§ **Stated problem**
Only the lines between the line with "Write a Python" and the line with "1.6e-5], nice=False, zero=False)", together with those two lines themselves, are to be copied exactly.

§ **Supplied records**
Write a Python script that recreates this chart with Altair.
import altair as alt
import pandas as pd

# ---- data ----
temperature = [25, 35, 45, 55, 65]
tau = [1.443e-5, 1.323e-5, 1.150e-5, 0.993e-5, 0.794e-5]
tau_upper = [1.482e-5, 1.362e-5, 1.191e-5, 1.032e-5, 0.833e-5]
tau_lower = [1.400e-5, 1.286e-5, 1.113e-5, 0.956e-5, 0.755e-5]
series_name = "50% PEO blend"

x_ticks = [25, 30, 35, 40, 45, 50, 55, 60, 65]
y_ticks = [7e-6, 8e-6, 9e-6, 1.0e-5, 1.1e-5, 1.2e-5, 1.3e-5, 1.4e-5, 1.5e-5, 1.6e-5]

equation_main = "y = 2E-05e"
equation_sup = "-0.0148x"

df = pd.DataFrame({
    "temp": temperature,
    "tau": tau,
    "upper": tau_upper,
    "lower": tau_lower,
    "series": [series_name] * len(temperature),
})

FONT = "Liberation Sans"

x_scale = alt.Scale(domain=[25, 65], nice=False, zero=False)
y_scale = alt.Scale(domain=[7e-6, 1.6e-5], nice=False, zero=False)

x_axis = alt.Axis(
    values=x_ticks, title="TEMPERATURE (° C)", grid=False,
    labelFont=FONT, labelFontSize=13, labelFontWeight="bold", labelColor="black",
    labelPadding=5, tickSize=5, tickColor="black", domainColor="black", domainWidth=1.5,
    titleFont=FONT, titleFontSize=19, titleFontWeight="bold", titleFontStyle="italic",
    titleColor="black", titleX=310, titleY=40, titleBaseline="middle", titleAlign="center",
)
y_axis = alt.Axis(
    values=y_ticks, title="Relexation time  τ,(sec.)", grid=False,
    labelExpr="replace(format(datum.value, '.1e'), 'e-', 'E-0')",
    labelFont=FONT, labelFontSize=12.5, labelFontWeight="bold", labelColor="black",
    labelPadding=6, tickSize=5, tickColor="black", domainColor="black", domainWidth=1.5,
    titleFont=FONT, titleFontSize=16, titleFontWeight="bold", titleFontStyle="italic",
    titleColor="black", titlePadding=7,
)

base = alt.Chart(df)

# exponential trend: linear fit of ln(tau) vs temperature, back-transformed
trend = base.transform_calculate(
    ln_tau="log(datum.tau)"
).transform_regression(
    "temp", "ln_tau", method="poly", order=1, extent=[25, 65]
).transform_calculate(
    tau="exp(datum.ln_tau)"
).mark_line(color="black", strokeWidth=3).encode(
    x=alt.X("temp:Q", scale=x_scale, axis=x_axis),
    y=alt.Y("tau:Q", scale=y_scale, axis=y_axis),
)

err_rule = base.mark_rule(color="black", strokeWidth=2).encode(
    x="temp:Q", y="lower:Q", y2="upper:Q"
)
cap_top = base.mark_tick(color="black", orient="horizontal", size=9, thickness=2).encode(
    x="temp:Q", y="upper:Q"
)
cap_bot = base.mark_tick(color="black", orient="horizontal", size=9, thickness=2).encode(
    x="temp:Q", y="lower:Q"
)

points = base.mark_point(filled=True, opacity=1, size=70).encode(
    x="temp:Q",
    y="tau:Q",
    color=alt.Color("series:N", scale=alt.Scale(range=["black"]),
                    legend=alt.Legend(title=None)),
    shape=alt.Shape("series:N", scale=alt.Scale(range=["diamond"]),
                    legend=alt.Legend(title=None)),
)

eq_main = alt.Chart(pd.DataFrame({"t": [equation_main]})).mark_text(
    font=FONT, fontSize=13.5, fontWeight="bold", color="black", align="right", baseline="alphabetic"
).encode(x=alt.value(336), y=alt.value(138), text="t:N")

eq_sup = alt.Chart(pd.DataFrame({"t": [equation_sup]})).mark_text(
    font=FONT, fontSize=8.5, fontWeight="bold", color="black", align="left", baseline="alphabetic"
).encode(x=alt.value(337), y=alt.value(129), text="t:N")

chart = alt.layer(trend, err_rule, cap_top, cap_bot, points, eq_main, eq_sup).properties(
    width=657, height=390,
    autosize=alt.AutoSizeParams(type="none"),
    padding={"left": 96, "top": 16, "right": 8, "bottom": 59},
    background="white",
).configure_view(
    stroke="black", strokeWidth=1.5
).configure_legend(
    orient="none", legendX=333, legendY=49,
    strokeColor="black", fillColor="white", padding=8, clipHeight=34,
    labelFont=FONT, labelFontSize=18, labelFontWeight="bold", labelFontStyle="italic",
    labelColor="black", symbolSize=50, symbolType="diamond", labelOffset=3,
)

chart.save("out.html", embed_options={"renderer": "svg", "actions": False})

* * *

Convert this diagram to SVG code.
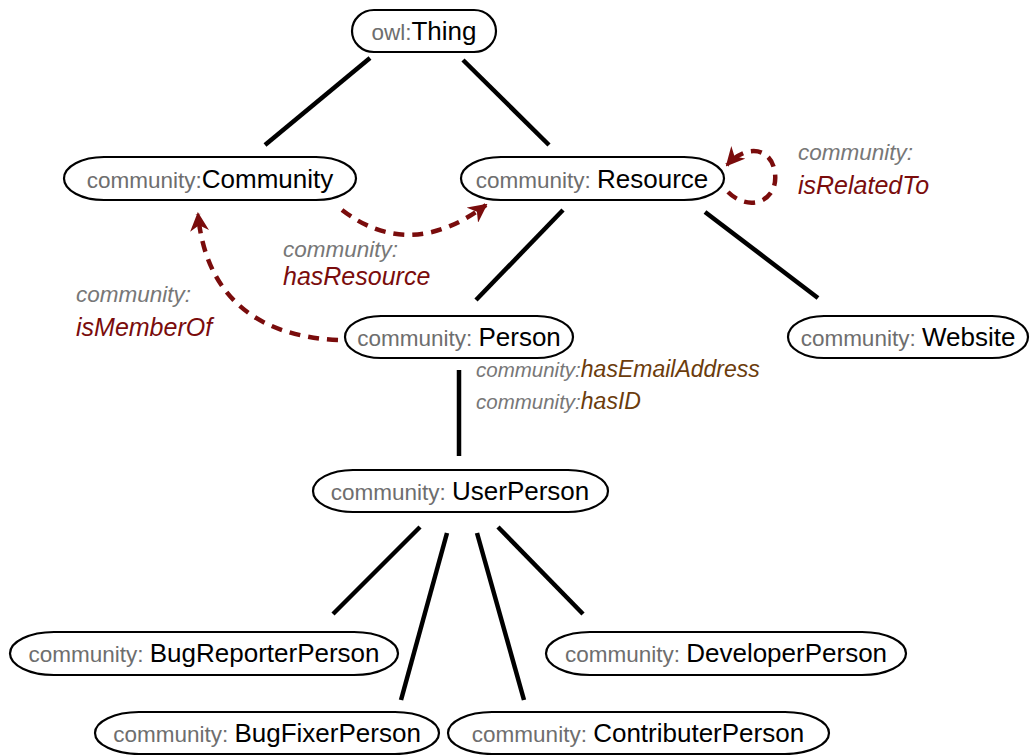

§ **Correct response**
Write a Python script that recreates this chart with Altair.
import altair as alt
import pandas as pd

# ---- data ----
temperature = [25, 35, 45, 55, 65]
tau = [1.443e-5, 1.323e-5, 1.150e-5, 0.993e-5, 0.794e-5]
tau_upper = [1.482e-5, 1.362e-5, 1.191e-5, 1.032e-5, 0.833e-5]
tau_lower = [1.400e-5, 1.286e-5, 1.113e-5, 0.956e-5, 0.755e-5]
series_name = "50% PEO blend"

x_ticks = [25, 30, 35, 40, 45, 50, 55, 60, 65]
y_ticks = [7e-6, 8e-6, 9e-6, 1.0e-5, 1.1e-5, 1.2e-5, 1.3e-5, 1.4e-5, 1.5e-5, 1.6e-5]

equation_main = "y = 2E-05e"
equation_sup = "-0.0148x"

df = pd.DataFrame({
    "temp": temperature,
    "tau": tau,
    "upper": tau_upper,
    "lower": tau_lower,
    "series": [series_name] * len(temperature),
})

FONT = "Liberation Sans"

x_scale = alt.Scale(domain=[25, 65], nice=False, zero=False)
y_scale = alt.Scale(domain=[7e-6, 1.6e-5], nice=False, zero=False)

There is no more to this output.